A couple of months ago I posted an amazing time-lapse video called Stormscapes, showing storms and mesocylcones created by photographer Nicolaus Wegner. It’s really worth watching; seeing those swirling, dark clouds forming vortices over the Midwest is terrifying and mesmerizing.
Wegner contacted me recently; after a year of storm chasing he put together another video, Stormscapes2 and it’s way, way better than the first one. In fact, I’d say it’s seriously one of the most incredible weather videos I have ever seen.
Make this hi-def, full screen, and crank the volume up, because holy yikes.
Wow.
From the opening sequence to the last frame, that’s magnificent. I was also really impressed by how Wegner let the music inspire the editing, and it really adds to the look an feel of the video.
The creepy oncoming storm sets the mood immediately, but then the double rainbow and crepuscular rays (shadows of clouds leaving long, dark shadows in the sky) converging on the horizon provide a brief interlude. Very brief.
Mesocyclones! Lightning! Exploding cumulonimbus clouds! Devil’s Tower! And then, at the end, one of my favorite kinds of clouds: bulbs of mammatus clouds hanging down. Those are really peculiar, and it’s not at all clear why they form. Their shape gives rise to their name, because they look like mammary glands. Seriously.
I’ve seen mammatus clouds just once, and it was unearthly.

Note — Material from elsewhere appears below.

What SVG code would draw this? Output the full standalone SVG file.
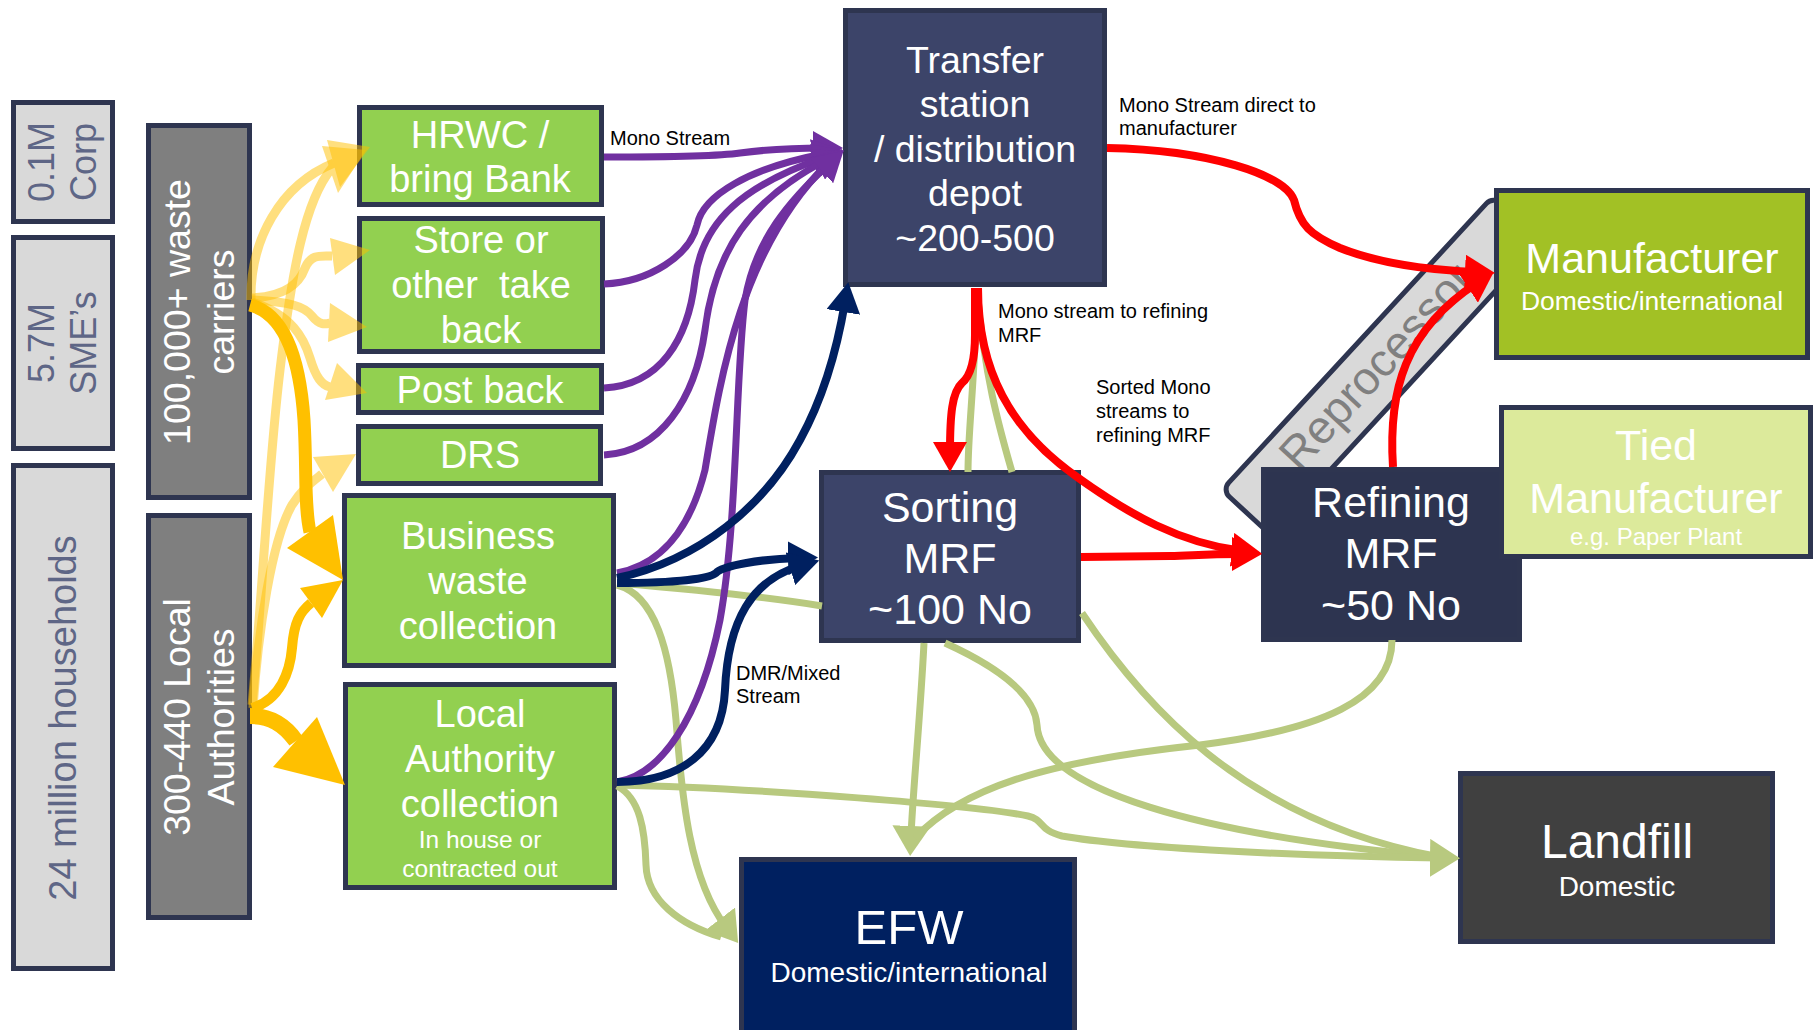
<svg xmlns="http://www.w3.org/2000/svg" width="1816" height="1030" viewBox="0 0 1816 1030">
<style>
.bx{stroke:#2E3550;stroke-width:5}
.t{font-family:"Liberation Sans",Arial,sans-serif;text-anchor:middle}
.wt{fill:#fff}
.gt{fill:#5E6686}
.lb{font-family:"Liberation Sans",Arial,sans-serif;font-size:20px;fill:#000}
.c{fill:none}
.pu{stroke:#7030A0;stroke-width:7}
.nv{stroke:#002060;stroke-width:8}
.rd{stroke:#FF0000;stroke-width:8}
.gr{stroke:#B8C97F;stroke-width:7}
.yl{stroke:#FFC000}
.yf{fill:#FFC000}
</style>
<defs>
<marker id="mP" viewBox="0 0 30 34" refX="10" refY="17" markerWidth="30" markerHeight="34" orient="auto" markerUnits="userSpaceOnUse"><path d="M0,0L30,17L0,34z" fill="#7030A0"/></marker>
<marker id="mN" viewBox="0 0 30 34" refX="10" refY="17" markerWidth="30" markerHeight="34" orient="auto" markerUnits="userSpaceOnUse"><path d="M0,0L30,17L0,34z" fill="#002060"/></marker>
<marker id="mR" viewBox="0 0 30 34" refX="10" refY="17" markerWidth="30" markerHeight="34" orient="auto" markerUnits="userSpaceOnUse"><path d="M0,0L30,17L0,34z" fill="#FF0000"/></marker>
<marker id="mG" viewBox="0 0 30 38" refX="10" refY="19" markerWidth="30" markerHeight="38" orient="auto" markerUnits="userSpaceOnUse"><path d="M0,0L30,19L0,38z" fill="#B8C97F"/></marker>
</defs>
<rect width="1816" height="1030" fill="#fff"/>

<g id="reprocessor">
<rect x="0" y="0" width="400" height="66" rx="10" fill="#D9D9D9" class="bx" transform="translate(1222,490) rotate(-47.3)"/>
<text class="t" x="0" y="0" font-size="46" fill="#808080" style="text-anchor:start" transform="translate(1222,490) rotate(-47.3) translate(65,45)">Reprocessor</text>
</g>

<g id="corp">
<rect x="13.5" y="102.5" width="99" height="119" fill="#D9D9D9" class="bx"/>
<text class="t gt" font-size="36" transform="translate(63,162) rotate(-90)"><tspan x="0" y="-9">0.1M</tspan><tspan x="0" y="33">Corp</tspan></text>
</g>
<g id="smes">
<rect x="13.5" y="237.5" width="99" height="211" fill="#D9D9D9" class="bx"/>
<text class="t gt" font-size="36" transform="translate(63,343) rotate(-90)"><tspan x="0" y="-9">5.7M</tspan><tspan x="0" y="33">SME’s</tspan></text>
</g>
<g id="households">
<rect x="13.5" y="465.5" width="99" height="503" fill="#D9D9D9" class="bx"/>
<text class="t gt" font-size="38" transform="translate(63,718) rotate(-90)" y="13">24 million households</text>
</g>
<g id="carriers">
<rect x="148.5" y="125.5" width="101" height="372" fill="#7F7F7F" class="bx"/>
<text class="t wt" font-size="37.5" transform="translate(199,312) rotate(-90)"><tspan x="0" y="-9">100,000+ waste</tspan><tspan x="0" y="35">carriers</tspan></text>
</g>
<g id="local-authorities">
<rect x="148.5" y="515.5" width="101" height="402" fill="#7F7F7F" class="bx"/>
<text class="t wt" font-size="37.5" transform="translate(199,717) rotate(-90)"><tspan x="0" y="-9">300-440 Local</tspan><tspan x="0" y="35">Authorities</tspan></text>
</g>

<g id="hrwc">
<rect x="359.5" y="107.5" width="242" height="97" fill="#92D050" class="bx"/>
<text class="t wt" font-size="38"><tspan x="480" y="148">HRWC /</tspan><tspan x="480" y="192">bring Bank</tspan></text>
</g>
<g id="store">
<rect x="359.5" y="218.5" width="243" height="133" fill="#92D050" class="bx"/>
<text class="t wt" font-size="38" style="white-space:pre"><tspan x="481" y="253">Store or</tspan><tspan x="481" y="298">other  take</tspan><tspan x="481" y="343">back</tspan></text>
</g>
<g id="postback">
<rect x="358.5" y="365.5" width="243" height="47" fill="#92D050" class="bx"/>
<text class="t wt" font-size="38" x="480" y="403">Post back</text>
</g>
<g id="drs">
<rect x="358.5" y="426.5" width="242" height="57" fill="#92D050" class="bx"/>
<text class="t wt" font-size="38" x="480" y="468">DRS</text>
</g>
<g id="business">
<rect x="344.5" y="495.5" width="269" height="170" fill="#92D050" class="bx"/>
<text class="t wt" font-size="38"><tspan x="478" y="549">Business</tspan><tspan x="478" y="594">waste</tspan><tspan x="478" y="639">collection</tspan></text>
</g>
<g id="la-collection">
<rect x="345.5" y="684.5" width="269" height="203" fill="#92D050" class="bx"/>
<text class="t wt" font-size="38"><tspan x="480" y="727">Local</tspan><tspan x="480" y="772">Authority</tspan><tspan x="480" y="817">collection</tspan></text>
<text class="t wt" font-size="24.5"><tspan x="480" y="848">In house or</tspan><tspan x="480" y="877">contracted out</tspan></text>
</g>

<g id="transfer">
<rect x="845.5" y="10.5" width="259" height="274" fill="#3C4469" class="bx"/>
<text class="t wt" font-size="37.5"><tspan x="975" y="73">Transfer</tspan><tspan x="975" y="117">station</tspan><tspan x="975" y="162">/ distribution</tspan><tspan x="975" y="206">depot</tspan><tspan x="975" y="251">~200-500</tspan></text>
</g>
<g id="sorting">
<rect x="821.5" y="472.5" width="257" height="168" fill="#3C4469" class="bx"/>
<text class="t wt" font-size="43"><tspan x="950" y="522">Sorting</tspan><tspan x="950" y="573">MRF</tspan><tspan x="950" y="624">~100 No</tspan></text>
</g>
<g id="refining">
<rect x="1263.5" y="469.5" width="256" height="170" fill="#2D3450" class="bx"/>
<text class="t wt" font-size="43"><tspan x="1391" y="517">Refining</tspan><tspan x="1391" y="568">MRF</tspan><tspan x="1391" y="620">~50 No</tspan></text>
</g>
<g id="manufacturer">
<rect x="1496.5" y="190.5" width="311" height="167" fill="#A2C125" class="bx"/>
<text class="t wt" font-size="43" x="1652" y="273">Manufacturer</text>
<text class="t wt" font-size="26.5" x="1652" y="310">Domestic/international</text>
</g>
<g id="tied">
<rect x="1501.5" y="407.5" width="309" height="149" fill="#DCEA9B" class="bx"/>
<text class="t wt" font-size="43"><tspan x="1656" y="460">Tied</tspan><tspan x="1656" y="513">Manufacturer</tspan></text>
<text class="t wt" font-size="24" x="1656" y="545">e.g. Paper Plant</text>
</g>
<g id="landfill">
<rect x="1460.5" y="773.5" width="312" height="168" fill="#404040" class="bx"/>
<text class="t wt" font-size="48" x="1617" y="858">Landfill</text>
<text class="t wt" font-size="28" x="1617" y="896">Domestic</text>
</g>
<g id="efw">
<rect x="741.5" y="859.5" width="333" height="180" fill="#002060" class="bx"/>
<text class="t wt" font-size="49" x="909" y="944">EFW</text>
<text class="t wt" font-size="28" x="909" y="982">Domestic/international</text>
</g>

<g id="connectors" class="c">
<!-- light green -->
<path class="gr" d="M617,583 C700,590 760,596 822,606"/>
<path class="gr" d="M977,290 C975,380 968,430 968,472"/>
<path class="gr" d="M977,290 C985,380 1000,430 1012,472"/>
<path class="gr" d="M617,585 C655,595 670,650 676,720 C682,800 690,880 726,927" marker-end="url(#mG)"/>
<path class="gr" d="M617,786 C640,798 645,830 646,865 C647,900 680,925 721,937"/>
<path class="gr" d="M924,643 C920,720 913,790 911,836" marker-end="url(#mG)"/>
<path class="gr" d="M1392,640 C1392,700 1320,730 1200,745 C1040,762 960,790 915,838"/>
<path class="gr" d="M945,643 C1000,668 1035,695 1037,725 C1040,790 1200,835 1440,857"/>
<path class="gr" d="M1082,613 C1140,700 1240,820 1440,857"/>
<path class="gr" d="M617,785 C760,788 980,806 1028,816 C1045,820 1038,830 1062,836 C1130,848 1300,856 1440,858" marker-end="url(#mG)"/>
<!-- purple -->
<path class="pu" d="M604,157 C680,157 720,156 740,153 C770,149 800,148 823,148" marker-end="url(#mP)"/>
<path class="pu" d="M604,284 C650,282 690,255 697,225 C703,195 750,168 823,154" marker-end="url(#mP)"/>
<path class="pu" d="M604,388 C660,385 688,340 695,280 C702,220 745,185 825,157" marker-end="url(#mP)"/>
<path class="pu" d="M604,455 C660,452 695,400 705,330 C715,250 750,200 826,160" marker-end="url(#mP)"/>
<path class="pu" d="M617,573 C660,565 690,530 705,470 C720,380 740,250 828,163" marker-end="url(#mP)"/>
<path class="pu" d="M617,782 C660,775 700,720 720,620 C738,520 735,380 745,300 C755,240 790,200 829,164" marker-end="url(#mP)"/>
<!-- navy -->
<path class="nv" d="M617,578 C700,560 765,505 800,440 C822,400 837,350 845,302" marker-end="url(#mN)"/>
<path class="nv" d="M617,583 C680,583 710,578 716,573 C722,566 760,559 798,558" marker-end="url(#mN)"/>
<path class="nv" d="M617,782 C680,782 722,752 725,690 C728,620 752,580 800,566" marker-end="url(#mN)"/>
<!-- red -->
<path class="rd" d="M1107,148 C1210,150 1285,175 1294,200 C1300,225 1310,235 1340,248 C1380,264 1430,270 1475,272" marker-end="url(#mR)"/>
<path class="rd" d="M975,288 L975,335 C975,365 968,378 962,383 C952,392 950,415 950,452" marker-end="url(#mR)"/>
<path class="rd" d="M978,288 C978,370 1010,430 1077,477 C1130,515 1180,543 1242,551" marker-end="url(#mR)"/>
<path class="rd" d="M1081,557 L1170,556 C1190,556 1200,554 1242,554" marker-end="url(#mR)"/>
<path class="rd" d="M1393,467 C1388,390 1405,330 1477,283" marker-end="url(#mR)"/>
<!-- light yellow -->
<g opacity="0.5"><path class="yl" stroke-width="9" d="M251,300 C250,240 280,185 334,163"/><polygon class="yf" points="327,140 370,147 340,187"/></g>
<g opacity="0.5"><path class="yl" stroke-width="9" d="M252,705 C262,600 268,470 280,370 C292,270 305,200 332,168"/><polygon class="yf" points="322,146 366,150 338,193"/></g>
<g opacity="0.5"><path class="yl" stroke-width="9" d="M252,298 C288,296 300,282 305,268 C311,254 320,256 332,256"/><polygon class="yf" points="330,238 370,250 335,275"/></g>
<g opacity="0.5"><path class="yl" stroke-width="9" d="M252,300 C290,302 304,306 312,316 C320,326 326,324 330,323"/><polygon class="yf" points="330,303 367,327 328,342"/></g>
<g opacity="0.5"><path class="yl" stroke-width="9" d="M252,302 C292,315 304,338 310,358 C316,378 322,385 330,387"/><polygon class="yf" points="337,363 367,393 325,400"/></g>
<g opacity="0.5"><path class="yl" stroke-width="9" d="M253,708 C258,630 272,540 292,505 C303,488 312,482 322,474"/><polygon class="yf" points="313,457 356,454 333,492"/></g>
<!-- bold yellow -->
<path class="yl" stroke-width="13" d="M250,305 C285,314 300,360 304,420 C307,470 304,505 310,532"/>
<polygon class="yf" points="287,548 343,580 333,515"/>
<path class="yl" stroke-width="10" d="M252,708 C280,700 290,672 292,648 C294,622 300,612 311,603"/>
<polygon class="yf" points="300,588 343,580 322,618"/>
<path class="yl" stroke-width="16" d="M250,716 C270,716 284,724 296,741"/>
<polygon class="yf" points="273,767 345,785 317,717"/>
</g>

<g id="labels">
<text class="lb" x="610" y="145">Mono Stream</text>
<text class="lb"><tspan x="736" y="680">DMR/Mixed</tspan><tspan x="736" y="703">Stream</tspan></text>
<text class="lb"><tspan x="1119" y="112">Mono Stream direct to</tspan><tspan x="1119" y="135">manufacturer</tspan></text>
<text class="lb"><tspan x="998" y="318">Mono stream to refining</tspan><tspan x="998" y="342">MRF</tspan></text>
<text class="lb"><tspan x="1096" y="394">Sorted Mono</tspan><tspan x="1096" y="418">streams to</tspan><tspan x="1096" y="442">refining MRF</tspan></text>
</g>
</svg>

They’re harbingers of severe weather, and Wegner mentioned he got that sequence the day a series of tornadoes hit the town of Wessington Springs, South Dakota. The town was devastated, but due to the work of the National Weather Service, not a single person was killed. They predicted the conditions were ripe for tornadoes, issued a warning, and people were able to get to safety in time.
That’s amazing, but that’s science. We’ve learned so much about the weather that we can predict with pretty good accuracy where and when tornadoes can form, and get people to safety.
As I watch Stormscapes2, I’m in awe of the beauty of weather, but I’m also uplifted. We understand a lot of these phenomena very well, and the things we don’t understand, we learn. And when we learn, we make things better. We save people’s lives.
Science saves lives. That’s a pretty good thing to learn, too.